◆ Provided material ◆
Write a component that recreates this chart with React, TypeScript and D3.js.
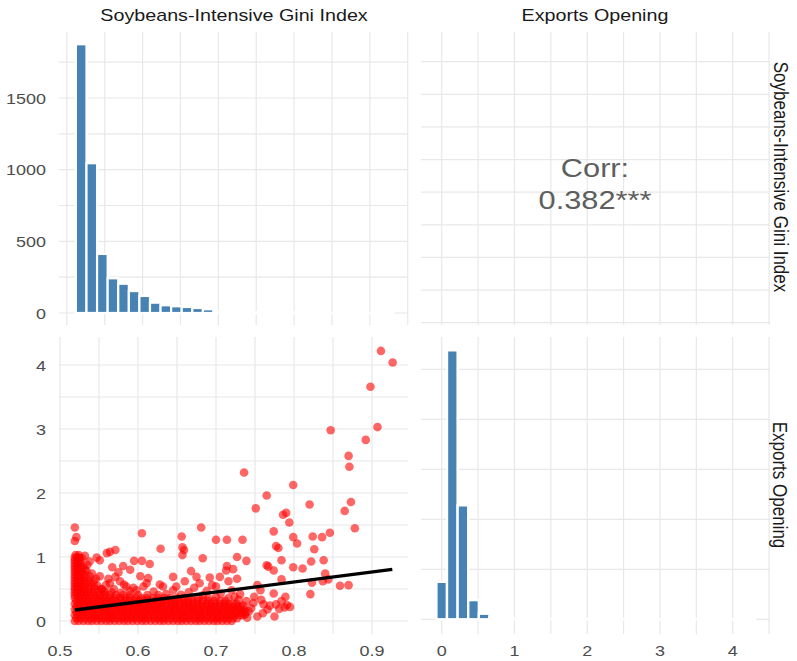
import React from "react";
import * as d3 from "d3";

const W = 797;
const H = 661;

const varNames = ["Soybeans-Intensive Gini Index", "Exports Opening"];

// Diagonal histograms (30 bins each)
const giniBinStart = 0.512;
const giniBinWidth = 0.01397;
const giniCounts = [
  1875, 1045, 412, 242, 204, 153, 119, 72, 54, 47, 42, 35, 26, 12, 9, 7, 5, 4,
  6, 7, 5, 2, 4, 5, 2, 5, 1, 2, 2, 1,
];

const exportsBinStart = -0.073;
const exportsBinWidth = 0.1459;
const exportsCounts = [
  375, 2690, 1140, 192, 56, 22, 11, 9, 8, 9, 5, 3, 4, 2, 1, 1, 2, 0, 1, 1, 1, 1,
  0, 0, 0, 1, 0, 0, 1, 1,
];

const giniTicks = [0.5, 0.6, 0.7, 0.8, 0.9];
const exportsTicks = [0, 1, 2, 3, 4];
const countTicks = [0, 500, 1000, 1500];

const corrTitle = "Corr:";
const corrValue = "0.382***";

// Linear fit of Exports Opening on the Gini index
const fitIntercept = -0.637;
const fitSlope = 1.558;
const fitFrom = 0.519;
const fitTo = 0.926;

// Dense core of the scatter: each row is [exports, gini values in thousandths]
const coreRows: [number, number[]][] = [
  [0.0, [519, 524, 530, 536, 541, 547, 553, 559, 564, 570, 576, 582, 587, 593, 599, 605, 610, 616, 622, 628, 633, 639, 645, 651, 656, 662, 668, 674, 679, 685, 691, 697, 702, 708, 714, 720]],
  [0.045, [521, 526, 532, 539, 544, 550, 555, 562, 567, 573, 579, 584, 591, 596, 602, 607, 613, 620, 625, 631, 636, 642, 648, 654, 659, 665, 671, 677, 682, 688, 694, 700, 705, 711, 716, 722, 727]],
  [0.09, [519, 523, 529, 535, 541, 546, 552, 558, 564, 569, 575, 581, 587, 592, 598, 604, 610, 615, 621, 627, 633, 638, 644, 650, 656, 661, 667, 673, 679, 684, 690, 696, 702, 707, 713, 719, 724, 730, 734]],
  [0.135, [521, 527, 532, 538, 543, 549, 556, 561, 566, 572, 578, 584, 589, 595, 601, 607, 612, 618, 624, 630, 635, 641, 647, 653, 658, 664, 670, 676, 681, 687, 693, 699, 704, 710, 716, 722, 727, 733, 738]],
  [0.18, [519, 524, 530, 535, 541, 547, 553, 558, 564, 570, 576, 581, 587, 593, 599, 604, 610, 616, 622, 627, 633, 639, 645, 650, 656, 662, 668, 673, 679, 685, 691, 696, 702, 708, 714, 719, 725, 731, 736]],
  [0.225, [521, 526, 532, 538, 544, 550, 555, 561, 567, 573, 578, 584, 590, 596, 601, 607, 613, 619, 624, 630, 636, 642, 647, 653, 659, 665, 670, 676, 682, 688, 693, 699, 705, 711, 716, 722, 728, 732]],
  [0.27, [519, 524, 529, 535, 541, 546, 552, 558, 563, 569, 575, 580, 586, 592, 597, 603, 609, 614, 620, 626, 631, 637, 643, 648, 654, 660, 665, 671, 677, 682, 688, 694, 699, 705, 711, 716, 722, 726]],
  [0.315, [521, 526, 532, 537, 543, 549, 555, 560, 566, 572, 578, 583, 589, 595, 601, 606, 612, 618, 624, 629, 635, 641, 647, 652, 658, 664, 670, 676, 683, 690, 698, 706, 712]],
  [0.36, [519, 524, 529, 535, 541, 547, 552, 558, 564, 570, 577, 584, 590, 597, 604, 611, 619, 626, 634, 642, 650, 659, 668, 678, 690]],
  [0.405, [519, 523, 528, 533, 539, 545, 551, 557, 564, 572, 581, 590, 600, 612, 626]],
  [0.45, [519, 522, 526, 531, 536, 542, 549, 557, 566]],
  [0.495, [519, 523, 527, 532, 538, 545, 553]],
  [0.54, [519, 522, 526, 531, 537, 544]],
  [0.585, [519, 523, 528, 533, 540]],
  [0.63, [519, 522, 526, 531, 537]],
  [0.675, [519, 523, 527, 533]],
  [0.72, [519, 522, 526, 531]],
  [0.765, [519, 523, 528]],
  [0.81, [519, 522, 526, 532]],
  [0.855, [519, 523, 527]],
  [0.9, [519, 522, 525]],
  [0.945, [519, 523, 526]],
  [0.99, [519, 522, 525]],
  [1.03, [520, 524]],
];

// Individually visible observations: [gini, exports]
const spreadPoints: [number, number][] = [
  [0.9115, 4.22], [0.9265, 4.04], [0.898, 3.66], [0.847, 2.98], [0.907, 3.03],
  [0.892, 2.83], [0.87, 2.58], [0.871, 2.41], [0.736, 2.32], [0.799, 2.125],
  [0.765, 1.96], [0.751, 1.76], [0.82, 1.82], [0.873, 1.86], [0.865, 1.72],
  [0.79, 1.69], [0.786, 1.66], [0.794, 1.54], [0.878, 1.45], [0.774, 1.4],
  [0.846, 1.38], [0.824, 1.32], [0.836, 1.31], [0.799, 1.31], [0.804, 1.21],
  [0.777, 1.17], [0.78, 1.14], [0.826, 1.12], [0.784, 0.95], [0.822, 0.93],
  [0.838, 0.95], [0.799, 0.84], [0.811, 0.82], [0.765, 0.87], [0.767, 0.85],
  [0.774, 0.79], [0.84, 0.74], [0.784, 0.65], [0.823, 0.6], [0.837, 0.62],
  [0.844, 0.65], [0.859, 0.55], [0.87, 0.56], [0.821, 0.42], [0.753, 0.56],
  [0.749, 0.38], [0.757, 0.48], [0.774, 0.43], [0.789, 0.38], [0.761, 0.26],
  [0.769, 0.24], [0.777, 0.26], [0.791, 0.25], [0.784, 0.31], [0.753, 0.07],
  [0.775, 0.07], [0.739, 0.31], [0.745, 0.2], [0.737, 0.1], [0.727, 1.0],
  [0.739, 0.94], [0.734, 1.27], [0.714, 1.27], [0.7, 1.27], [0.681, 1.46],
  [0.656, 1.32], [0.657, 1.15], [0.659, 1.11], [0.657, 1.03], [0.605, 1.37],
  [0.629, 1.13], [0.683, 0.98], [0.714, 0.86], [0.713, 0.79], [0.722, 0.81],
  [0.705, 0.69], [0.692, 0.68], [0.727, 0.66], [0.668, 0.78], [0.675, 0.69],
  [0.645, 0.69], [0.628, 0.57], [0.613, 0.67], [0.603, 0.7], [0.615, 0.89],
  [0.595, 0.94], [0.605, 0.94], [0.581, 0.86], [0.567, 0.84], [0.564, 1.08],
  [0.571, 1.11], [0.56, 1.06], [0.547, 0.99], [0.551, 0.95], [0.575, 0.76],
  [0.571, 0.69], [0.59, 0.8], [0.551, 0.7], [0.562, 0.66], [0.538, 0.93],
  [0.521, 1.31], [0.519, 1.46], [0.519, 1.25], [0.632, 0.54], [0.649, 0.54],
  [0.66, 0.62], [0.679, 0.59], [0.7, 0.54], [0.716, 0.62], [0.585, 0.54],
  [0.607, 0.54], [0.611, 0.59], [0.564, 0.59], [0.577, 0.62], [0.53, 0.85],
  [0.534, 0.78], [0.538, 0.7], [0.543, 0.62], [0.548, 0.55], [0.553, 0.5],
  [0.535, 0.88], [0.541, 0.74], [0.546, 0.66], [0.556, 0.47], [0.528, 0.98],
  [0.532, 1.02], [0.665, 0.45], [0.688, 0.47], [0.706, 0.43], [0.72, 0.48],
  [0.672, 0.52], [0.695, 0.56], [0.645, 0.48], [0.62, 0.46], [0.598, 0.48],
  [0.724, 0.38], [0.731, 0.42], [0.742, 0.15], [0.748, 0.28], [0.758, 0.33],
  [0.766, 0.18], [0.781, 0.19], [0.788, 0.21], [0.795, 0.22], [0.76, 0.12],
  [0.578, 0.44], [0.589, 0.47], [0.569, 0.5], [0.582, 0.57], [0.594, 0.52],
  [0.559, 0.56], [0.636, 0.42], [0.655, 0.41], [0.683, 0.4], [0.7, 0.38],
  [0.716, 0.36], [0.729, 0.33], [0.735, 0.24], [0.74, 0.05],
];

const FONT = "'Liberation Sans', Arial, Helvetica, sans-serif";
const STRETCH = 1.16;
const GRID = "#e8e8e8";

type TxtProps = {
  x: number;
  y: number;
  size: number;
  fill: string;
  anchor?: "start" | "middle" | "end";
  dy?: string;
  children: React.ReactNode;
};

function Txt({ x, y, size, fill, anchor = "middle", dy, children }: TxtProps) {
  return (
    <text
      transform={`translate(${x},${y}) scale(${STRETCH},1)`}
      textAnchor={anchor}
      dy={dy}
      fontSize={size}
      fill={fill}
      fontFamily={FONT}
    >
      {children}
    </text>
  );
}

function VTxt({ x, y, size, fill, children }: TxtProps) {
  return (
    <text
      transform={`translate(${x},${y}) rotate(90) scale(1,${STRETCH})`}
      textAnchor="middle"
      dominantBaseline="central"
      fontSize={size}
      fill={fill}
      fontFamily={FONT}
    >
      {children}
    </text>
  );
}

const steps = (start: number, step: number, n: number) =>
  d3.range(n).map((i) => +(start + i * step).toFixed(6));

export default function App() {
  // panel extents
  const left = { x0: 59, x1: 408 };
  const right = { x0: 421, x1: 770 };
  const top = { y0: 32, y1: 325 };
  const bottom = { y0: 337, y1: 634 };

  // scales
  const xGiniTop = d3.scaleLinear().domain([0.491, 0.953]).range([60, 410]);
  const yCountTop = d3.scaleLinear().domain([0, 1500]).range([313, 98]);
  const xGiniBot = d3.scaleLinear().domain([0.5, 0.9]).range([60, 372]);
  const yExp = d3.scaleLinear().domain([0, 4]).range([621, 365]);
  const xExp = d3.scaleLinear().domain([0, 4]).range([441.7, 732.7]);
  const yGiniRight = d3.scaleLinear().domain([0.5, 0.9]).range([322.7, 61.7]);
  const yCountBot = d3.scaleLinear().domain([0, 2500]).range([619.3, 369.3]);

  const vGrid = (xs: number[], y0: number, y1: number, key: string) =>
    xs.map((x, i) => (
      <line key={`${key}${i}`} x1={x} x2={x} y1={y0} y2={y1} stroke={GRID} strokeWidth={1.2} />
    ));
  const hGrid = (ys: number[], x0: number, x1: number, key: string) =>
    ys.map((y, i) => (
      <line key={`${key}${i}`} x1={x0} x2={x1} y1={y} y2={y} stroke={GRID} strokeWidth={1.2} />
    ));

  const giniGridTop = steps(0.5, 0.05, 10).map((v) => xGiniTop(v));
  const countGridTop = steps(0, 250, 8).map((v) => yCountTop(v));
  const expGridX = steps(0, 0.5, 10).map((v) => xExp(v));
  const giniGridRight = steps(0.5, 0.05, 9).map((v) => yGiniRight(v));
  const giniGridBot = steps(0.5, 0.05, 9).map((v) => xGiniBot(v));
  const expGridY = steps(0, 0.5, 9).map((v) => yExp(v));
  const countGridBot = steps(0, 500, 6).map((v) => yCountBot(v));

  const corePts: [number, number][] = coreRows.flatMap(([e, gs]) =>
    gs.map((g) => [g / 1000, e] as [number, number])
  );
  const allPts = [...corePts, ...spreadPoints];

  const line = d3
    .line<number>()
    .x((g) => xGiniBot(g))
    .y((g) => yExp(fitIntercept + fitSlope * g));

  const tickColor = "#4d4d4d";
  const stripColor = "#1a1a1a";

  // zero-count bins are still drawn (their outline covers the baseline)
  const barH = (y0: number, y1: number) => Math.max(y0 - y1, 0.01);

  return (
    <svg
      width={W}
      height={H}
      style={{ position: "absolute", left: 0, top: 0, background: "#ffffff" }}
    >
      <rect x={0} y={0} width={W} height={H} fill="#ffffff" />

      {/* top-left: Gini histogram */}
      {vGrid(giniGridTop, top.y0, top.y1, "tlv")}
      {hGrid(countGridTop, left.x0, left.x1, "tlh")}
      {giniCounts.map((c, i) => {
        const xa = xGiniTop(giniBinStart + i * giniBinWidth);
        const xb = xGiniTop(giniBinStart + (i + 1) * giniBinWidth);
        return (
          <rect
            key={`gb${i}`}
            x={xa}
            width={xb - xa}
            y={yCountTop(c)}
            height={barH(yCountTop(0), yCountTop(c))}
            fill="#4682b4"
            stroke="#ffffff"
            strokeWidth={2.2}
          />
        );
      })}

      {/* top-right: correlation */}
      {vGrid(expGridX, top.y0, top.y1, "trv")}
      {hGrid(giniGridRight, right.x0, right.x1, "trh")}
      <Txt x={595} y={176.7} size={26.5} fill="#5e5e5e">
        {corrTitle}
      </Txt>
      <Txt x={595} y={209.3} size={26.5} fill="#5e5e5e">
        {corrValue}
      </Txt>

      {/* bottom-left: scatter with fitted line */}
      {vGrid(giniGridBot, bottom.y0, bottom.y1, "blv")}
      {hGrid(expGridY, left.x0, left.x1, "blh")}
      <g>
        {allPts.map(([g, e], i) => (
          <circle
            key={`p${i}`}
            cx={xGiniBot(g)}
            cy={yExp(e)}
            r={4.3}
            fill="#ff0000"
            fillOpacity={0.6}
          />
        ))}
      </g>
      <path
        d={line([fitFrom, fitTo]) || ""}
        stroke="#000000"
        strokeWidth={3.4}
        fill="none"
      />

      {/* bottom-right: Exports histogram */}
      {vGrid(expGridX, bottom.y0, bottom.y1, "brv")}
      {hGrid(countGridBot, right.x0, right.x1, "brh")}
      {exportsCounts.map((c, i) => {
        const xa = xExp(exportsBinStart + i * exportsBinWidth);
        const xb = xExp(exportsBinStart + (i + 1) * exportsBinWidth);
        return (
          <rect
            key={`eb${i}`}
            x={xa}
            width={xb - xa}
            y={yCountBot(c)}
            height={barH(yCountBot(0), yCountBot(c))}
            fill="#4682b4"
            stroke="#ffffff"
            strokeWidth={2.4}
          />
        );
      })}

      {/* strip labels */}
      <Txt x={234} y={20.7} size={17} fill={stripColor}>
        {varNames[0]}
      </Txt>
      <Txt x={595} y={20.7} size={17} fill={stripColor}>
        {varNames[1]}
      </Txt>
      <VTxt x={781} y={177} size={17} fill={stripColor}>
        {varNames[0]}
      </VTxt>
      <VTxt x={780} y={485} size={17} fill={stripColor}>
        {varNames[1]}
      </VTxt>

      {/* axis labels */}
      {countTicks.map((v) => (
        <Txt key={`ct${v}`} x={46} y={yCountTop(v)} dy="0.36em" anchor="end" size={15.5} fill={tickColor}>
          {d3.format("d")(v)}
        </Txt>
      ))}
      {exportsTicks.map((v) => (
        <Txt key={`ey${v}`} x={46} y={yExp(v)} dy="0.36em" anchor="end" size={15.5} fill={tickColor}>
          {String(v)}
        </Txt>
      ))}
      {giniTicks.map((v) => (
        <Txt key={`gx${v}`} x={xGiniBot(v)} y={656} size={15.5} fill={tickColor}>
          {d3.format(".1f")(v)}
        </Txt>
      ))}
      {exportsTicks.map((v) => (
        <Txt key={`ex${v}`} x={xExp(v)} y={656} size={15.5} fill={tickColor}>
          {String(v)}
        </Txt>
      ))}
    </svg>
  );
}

◆ Goal ◆
With all pictures left out, please transcribe exactly the lines from the start of the material through the line with "const fitTo = 0.926;".

◆ Completed exercise ◆
Write a component that recreates this chart with React, TypeScript and D3.js.
import React from "react";
import * as d3 from "d3";

const W = 797;
const H = 661;

const varNames = ["Soybeans-Intensive Gini Index", "Exports Opening"];

// Diagonal histograms (30 bins each)
const giniBinStart = 0.512;
const giniBinWidth = 0.01397;
const giniCounts = [
  1875, 1045, 412, 242, 204, 153, 119, 72, 54, 47, 42, 35, 26, 12, 9, 7, 5, 4,
  6, 7, 5, 2, 4, 5, 2, 5, 1, 2, 2, 1,
];

const exportsBinStart = -0.073;
const exportsBinWidth = 0.1459;
const exportsCounts = [
  375, 2690, 1140, 192, 56, 22, 11, 9, 8, 9, 5, 3, 4, 2, 1, 1, 2, 0, 1, 1, 1, 1,
  0, 0, 0, 1, 0, 0, 1, 1,
];

const giniTicks = [0.5, 0.6, 0.7, 0.8, 0.9];
const exportsTicks = [0, 1, 2, 3, 4];
const countTicks = [0, 500, 1000, 1500];

const corrTitle = "Corr:";
const corrValue = "0.382***";

// Linear fit of Exports Opening on the Gini index
const fitIntercept = -0.637;
const fitSlope = 1.558;
const fitFrom = 0.519;
const fitTo = 0.926;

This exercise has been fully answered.